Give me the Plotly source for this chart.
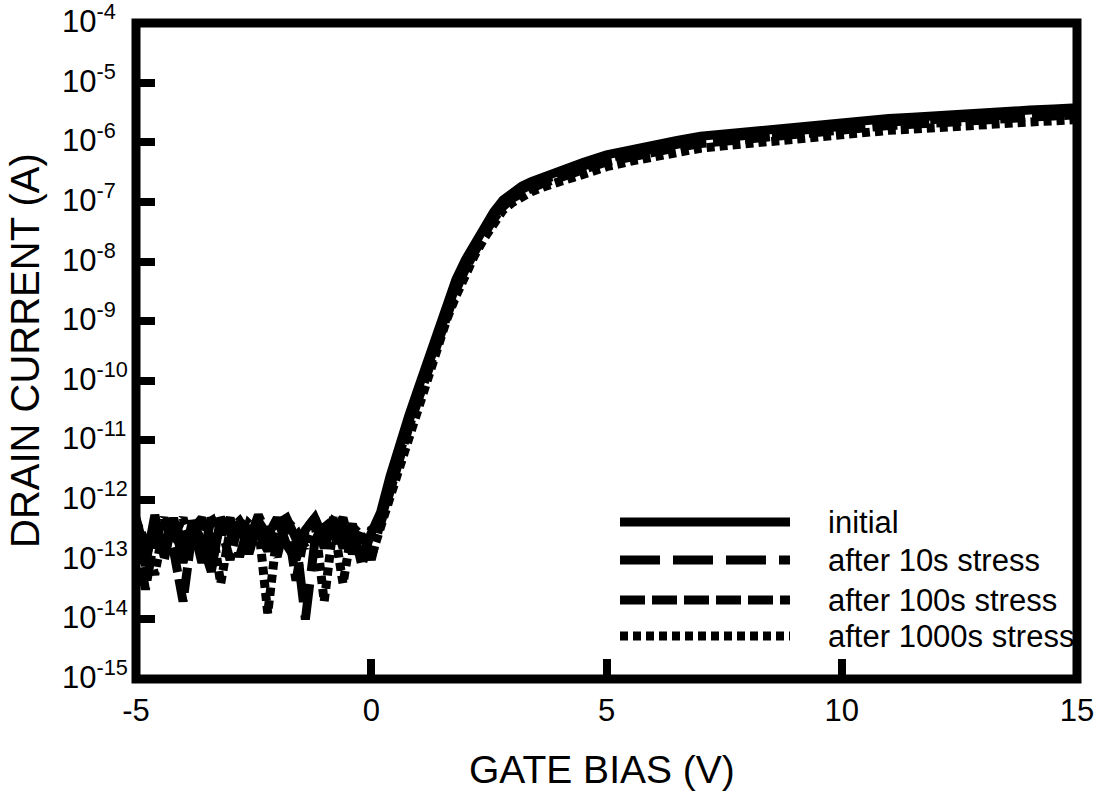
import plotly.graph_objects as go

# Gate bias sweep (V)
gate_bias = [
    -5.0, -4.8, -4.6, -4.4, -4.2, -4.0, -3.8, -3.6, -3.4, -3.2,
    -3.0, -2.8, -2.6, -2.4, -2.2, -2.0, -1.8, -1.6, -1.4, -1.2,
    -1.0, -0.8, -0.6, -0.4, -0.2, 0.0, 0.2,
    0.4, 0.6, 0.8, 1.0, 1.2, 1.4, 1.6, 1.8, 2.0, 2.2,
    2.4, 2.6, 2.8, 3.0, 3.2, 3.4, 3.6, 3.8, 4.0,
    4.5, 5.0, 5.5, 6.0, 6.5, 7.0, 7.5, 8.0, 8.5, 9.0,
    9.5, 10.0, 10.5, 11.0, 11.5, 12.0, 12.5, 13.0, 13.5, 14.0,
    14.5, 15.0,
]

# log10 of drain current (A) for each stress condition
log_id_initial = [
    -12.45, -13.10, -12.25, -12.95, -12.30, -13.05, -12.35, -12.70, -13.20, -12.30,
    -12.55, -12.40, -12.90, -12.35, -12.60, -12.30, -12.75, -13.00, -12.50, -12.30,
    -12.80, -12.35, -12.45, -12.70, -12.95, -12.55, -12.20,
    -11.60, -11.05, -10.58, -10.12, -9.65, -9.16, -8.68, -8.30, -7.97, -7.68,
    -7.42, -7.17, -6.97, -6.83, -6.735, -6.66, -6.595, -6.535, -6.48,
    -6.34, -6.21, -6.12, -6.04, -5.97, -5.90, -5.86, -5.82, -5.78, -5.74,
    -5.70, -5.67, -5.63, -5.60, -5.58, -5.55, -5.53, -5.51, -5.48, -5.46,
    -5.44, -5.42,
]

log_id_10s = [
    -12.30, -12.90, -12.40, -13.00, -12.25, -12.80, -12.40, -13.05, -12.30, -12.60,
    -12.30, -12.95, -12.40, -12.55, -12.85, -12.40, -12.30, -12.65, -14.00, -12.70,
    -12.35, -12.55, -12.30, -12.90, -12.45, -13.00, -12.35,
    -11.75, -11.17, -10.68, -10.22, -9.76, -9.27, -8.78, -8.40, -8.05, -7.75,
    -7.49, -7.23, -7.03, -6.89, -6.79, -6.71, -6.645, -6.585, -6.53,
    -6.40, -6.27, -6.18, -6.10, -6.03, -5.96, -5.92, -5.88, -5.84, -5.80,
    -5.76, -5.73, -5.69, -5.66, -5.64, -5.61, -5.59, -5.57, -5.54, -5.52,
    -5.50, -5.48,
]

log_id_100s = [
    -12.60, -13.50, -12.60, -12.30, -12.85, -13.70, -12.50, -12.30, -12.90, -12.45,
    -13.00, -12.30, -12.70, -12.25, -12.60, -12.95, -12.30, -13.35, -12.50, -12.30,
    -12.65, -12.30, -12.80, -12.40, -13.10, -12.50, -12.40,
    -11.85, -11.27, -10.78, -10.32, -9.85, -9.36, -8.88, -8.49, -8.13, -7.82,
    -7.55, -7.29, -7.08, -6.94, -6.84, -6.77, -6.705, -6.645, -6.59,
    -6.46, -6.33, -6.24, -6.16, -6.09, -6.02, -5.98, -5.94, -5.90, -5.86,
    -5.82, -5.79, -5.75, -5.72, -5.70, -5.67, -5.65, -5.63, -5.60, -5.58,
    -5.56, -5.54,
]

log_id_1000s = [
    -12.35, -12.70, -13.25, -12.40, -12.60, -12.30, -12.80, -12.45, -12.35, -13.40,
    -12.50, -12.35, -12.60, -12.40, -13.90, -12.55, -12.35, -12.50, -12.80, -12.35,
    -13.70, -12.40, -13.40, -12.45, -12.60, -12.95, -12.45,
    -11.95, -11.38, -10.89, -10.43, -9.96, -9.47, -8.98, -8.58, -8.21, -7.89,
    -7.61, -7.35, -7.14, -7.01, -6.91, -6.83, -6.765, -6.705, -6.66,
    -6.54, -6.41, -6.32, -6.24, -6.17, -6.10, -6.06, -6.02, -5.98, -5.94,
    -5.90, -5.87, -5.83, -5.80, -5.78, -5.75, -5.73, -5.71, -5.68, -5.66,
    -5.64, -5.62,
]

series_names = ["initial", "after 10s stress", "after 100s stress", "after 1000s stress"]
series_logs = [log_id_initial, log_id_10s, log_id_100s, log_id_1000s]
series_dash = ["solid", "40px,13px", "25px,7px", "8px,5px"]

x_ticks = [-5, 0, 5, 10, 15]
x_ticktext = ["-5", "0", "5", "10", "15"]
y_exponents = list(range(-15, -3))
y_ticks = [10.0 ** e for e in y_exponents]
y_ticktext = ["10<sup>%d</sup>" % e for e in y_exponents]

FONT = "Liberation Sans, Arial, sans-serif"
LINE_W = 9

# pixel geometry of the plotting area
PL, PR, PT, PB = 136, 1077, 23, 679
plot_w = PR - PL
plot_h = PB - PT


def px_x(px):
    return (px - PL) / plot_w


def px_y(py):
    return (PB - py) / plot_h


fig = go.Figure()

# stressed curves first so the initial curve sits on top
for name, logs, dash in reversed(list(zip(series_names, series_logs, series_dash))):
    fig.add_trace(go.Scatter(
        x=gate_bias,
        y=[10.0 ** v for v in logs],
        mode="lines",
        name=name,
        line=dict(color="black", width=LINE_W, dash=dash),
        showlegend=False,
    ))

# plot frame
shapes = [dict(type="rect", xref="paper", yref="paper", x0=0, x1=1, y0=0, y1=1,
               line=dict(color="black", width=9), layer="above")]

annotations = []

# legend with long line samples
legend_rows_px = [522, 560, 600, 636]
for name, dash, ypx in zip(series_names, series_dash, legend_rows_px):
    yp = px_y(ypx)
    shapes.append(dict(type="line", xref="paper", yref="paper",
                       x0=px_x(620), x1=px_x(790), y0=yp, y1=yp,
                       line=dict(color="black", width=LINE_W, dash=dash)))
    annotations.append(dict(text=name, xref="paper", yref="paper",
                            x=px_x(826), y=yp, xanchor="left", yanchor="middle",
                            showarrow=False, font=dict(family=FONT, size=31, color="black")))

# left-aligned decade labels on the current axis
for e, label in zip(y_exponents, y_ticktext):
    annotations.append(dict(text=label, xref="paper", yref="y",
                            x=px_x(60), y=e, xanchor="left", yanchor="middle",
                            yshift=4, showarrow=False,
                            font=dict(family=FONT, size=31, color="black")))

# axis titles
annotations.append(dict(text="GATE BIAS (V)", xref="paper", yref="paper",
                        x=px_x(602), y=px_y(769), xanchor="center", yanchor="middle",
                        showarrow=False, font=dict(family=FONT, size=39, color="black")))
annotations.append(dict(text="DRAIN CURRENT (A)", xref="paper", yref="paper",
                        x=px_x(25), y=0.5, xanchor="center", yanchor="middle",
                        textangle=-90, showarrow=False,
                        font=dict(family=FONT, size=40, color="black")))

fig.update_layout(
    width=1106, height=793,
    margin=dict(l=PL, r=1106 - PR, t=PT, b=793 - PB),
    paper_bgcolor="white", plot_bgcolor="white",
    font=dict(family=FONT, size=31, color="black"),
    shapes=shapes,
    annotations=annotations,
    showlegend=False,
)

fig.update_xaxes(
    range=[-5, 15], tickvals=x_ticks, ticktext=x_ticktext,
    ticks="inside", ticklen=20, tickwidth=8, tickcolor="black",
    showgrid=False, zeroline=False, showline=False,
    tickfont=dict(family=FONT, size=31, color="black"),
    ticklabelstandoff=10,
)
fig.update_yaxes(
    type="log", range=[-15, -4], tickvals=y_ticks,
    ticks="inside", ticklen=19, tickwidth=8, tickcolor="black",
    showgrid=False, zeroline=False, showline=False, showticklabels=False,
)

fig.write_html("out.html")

——————————

▶ _Problem details_
Please set down each line of the data above exactly as written, without the pictures.

▶ _The answer_
Give me the Plotly source for this chart.
import plotly.graph_objects as go

# Gate bias sweep (V)
gate_bias = [
    -5.0, -4.8, -4.6, -4.4, -4.2, -4.0, -3.8, -3.6, -3.4, -3.2,
    -3.0, -2.8, -2.6, -2.4, -2.2, -2.0, -1.8, -1.6, -1.4, -1.2,
    -1.0, -0.8, -0.6, -0.4, -0.2, 0.0, 0.2,
    0.4, 0.6, 0.8, 1.0, 1.2, 1.4, 1.6, 1.8, 2.0, 2.2,
    2.4, 2.6, 2.8, 3.0, 3.2, 3.4, 3.6, 3.8, 4.0,
    4.5, 5.0, 5.5, 6.0, 6.5, 7.0, 7.5, 8.0, 8.5, 9.0,
    9.5, 10.0, 10.5, 11.0, 11.5, 12.0, 12.5, 13.0, 13.5, 14.0,
    14.5, 15.0,
]

# log10 of drain current (A) for each stress condition
log_id_initial = [
    -12.45, -13.10, -12.25, -12.95, -12.30, -13.05, -12.35, -12.70, -13.20, -12.30,
    -12.55, -12.40, -12.90, -12.35, -12.60, -12.30, -12.75, -13.00, -12.50, -12.30,
    -12.80, -12.35, -12.45, -12.70, -12.95, -12.55, -12.20,
    -11.60, -11.05, -10.58, -10.12, -9.65, -9.16, -8.68, -8.30, -7.97, -7.68,
    -7.42, -7.17, -6.97, -6.83, -6.735, -6.66, -6.595, -6.535, -6.48,
    -6.34, -6.21, -6.12, -6.04, -5.97, -5.90, -5.86, -5.82, -5.78, -5.74,
    -5.70, -5.67, -5.63, -5.60, -5.58, -5.55, -5.53, -5.51, -5.48, -5.46,
    -5.44, -5.42,
]

log_id_10s = [
    -12.30, -12.90, -12.40, -13.00, -12.25, -12.80, -12.40, -13.05, -12.30, -12.60,
    -12.30, -12.95, -12.40, -12.55, -12.85, -12.40, -12.30, -12.65, -14.00, -12.70,
    -12.35, -12.55, -12.30, -12.90, -12.45, -13.00, -12.35,
    -11.75, -11.17, -10.68, -10.22, -9.76, -9.27, -8.78, -8.40, -8.05, -7.75,
    -7.49, -7.23, -7.03, -6.89, -6.79, -6.71, -6.645, -6.585, -6.53,
    -6.40, -6.27, -6.18, -6.10, -6.03, -5.96, -5.92, -5.88, -5.84, -5.80,
    -5.76, -5.73, -5.69, -5.66, -5.64, -5.61, -5.59, -5.57, -5.54, -5.52,
    -5.50, -5.48,
]

log_id_100s = [
    -12.60, -13.50, -12.60, -12.30, -12.85, -13.70, -12.50, -12.30, -12.90, -12.45,
    -13.00, -12.30, -12.70, -12.25, -12.60, -12.95, -12.30, -13.35, -12.50, -12.30,
    -12.65, -12.30, -12.80, -12.40, -13.10, -12.50, -12.40,
    -11.85, -11.27, -10.78, -10.32, -9.85, -9.36, -8.88, -8.49, -8.13, -7.82,
    -7.55, -7.29, -7.08, -6.94, -6.84, -6.77, -6.705, -6.645, -6.59,
    -6.46, -6.33, -6.24, -6.16, -6.09, -6.02, -5.98, -5.94, -5.90, -5.86,
    -5.82, -5.79, -5.75, -5.72, -5.70, -5.67, -5.65, -5.63, -5.60, -5.58,
    -5.56, -5.54,
]

log_id_1000s = [
    -12.35, -12.70, -13.25, -12.40, -12.60, -12.30, -12.80, -12.45, -12.35, -13.40,
    -12.50, -12.35, -12.60, -12.40, -13.90, -12.55, -12.35, -12.50, -12.80, -12.35,
    -13.70, -12.40, -13.40, -12.45, -12.60, -12.95, -12.45,
    -11.95, -11.38, -10.89, -10.43, -9.96, -9.47, -8.98, -8.58, -8.21, -7.89,
    -7.61, -7.35, -7.14, -7.01, -6.91, -6.83, -6.765, -6.705, -6.66,
    -6.54, -6.41, -6.32, -6.24, -6.17, -6.10, -6.06, -6.02, -5.98, -5.94,
    -5.90, -5.87, -5.83, -5.80, -5.78, -5.75, -5.73, -5.71, -5.68, -5.66,
    -5.64, -5.62,
]

series_names = ["initial", "after 10s stress", "after 100s stress", "after 1000s stress"]
series_logs = [log_id_initial, log_id_10s, log_id_100s, log_id_1000s]
series_dash = ["solid", "40px,13px", "25px,7px", "8px,5px"]

x_ticks = [-5, 0, 5, 10, 15]
x_ticktext = ["-5", "0", "5", "10", "15"]
y_exponents = list(range(-15, -3))
y_ticks = [10.0 ** e for e in y_exponents]
y_ticktext = ["10<sup>%d</sup>" % e for e in y_exponents]

FONT = "Liberation Sans, Arial, sans-serif"
LINE_W = 9

# pixel geometry of the plotting area
PL, PR, PT, PB = 136, 1077, 23, 679
plot_w = PR - PL
plot_h = PB - PT


def px_x(px):
    return (px - PL) / plot_w


def px_y(py):
    return (PB - py) / plot_h


fig = go.Figure()

# stressed curves first so the initial curve sits on top
for name, logs, dash in reversed(list(zip(series_names, series_logs, series_dash))):
    fig.add_trace(go.Scatter(
        x=gate_bias,
        y=[10.0 ** v for v in logs],
        mode="lines",
        name=name,
        line=dict(color="black", width=LINE_W, dash=dash),
        showlegend=False,
    ))

# plot frame
shapes = [dict(type="rect", xref="paper", yref="paper", x0=0, x1=1, y0=0, y1=1,
               line=dict(color="black", width=9), layer="above")]

annotations = []

# legend with long line samples
legend_rows_px = [522, 560, 600, 636]
for name, dash, ypx in zip(series_names, series_dash, legend_rows_px):
    yp = px_y(ypx)
    shapes.append(dict(type="line", xref="paper", yref="paper",
                       x0=px_x(620), x1=px_x(790), y0=yp, y1=yp,
                       line=dict(color="black", width=LINE_W, dash=dash)))
    annotations.append(dict(text=name, xref="paper", yref="paper",
                            x=px_x(826), y=yp, xanchor="left", yanchor="middle",
                            showarrow=False, font=dict(family=FONT, size=31, color="black")))

# left-aligned decade labels on the current axis
for e, label in zip(y_exponents, y_ticktext):
    annotations.append(dict(text=label, xref="paper", yref="y",
                            x=px_x(60), y=e, xanchor="left", yanchor="middle",
                            yshift=4, showarrow=False,
                            font=dict(family=FONT, size=31, color="black")))

# axis titles
annotations.append(dict(text="GATE BIAS (V)", xref="paper", yref="paper",
                        x=px_x(602), y=px_y(769), xanchor="center", yanchor="middle",
                        showarrow=False, font=dict(family=FONT, size=39, color="black")))
annotations.append(dict(text="DRAIN CURRENT (A)", xref="paper", yref="paper",
                        x=px_x(25), y=0.5, xanchor="center", yanchor="middle",
                        textangle=-90, showarrow=False,
                        font=dict(family=FONT, size=40, color="black")))

fig.update_layout(
    width=1106, height=793,
    margin=dict(l=PL, r=1106 - PR, t=PT, b=793 - PB),
    paper_bgcolor="white", plot_bgcolor="white",
    font=dict(family=FONT, size=31, color="black"),
    shapes=shapes,
    annotations=annotations,
    showlegend=False,
)

fig.update_xaxes(
    range=[-5, 15], tickvals=x_ticks, ticktext=x_ticktext,
    ticks="inside", ticklen=20, tickwidth=8, tickcolor="black",
    showgrid=False, zeroline=False, showline=False,
    tickfont=dict(family=FONT, size=31, color="black"),
    ticklabelstandoff=10,
)
fig.update_yaxes(
    type="log", range=[-15, -4], tickvals=y_ticks,
    ticks="inside", ticklen=19, tickwidth=8, tickcolor="black",
    showgrid=False, zeroline=False, showline=False, showticklabels=False,
)

fig.write_html("out.html")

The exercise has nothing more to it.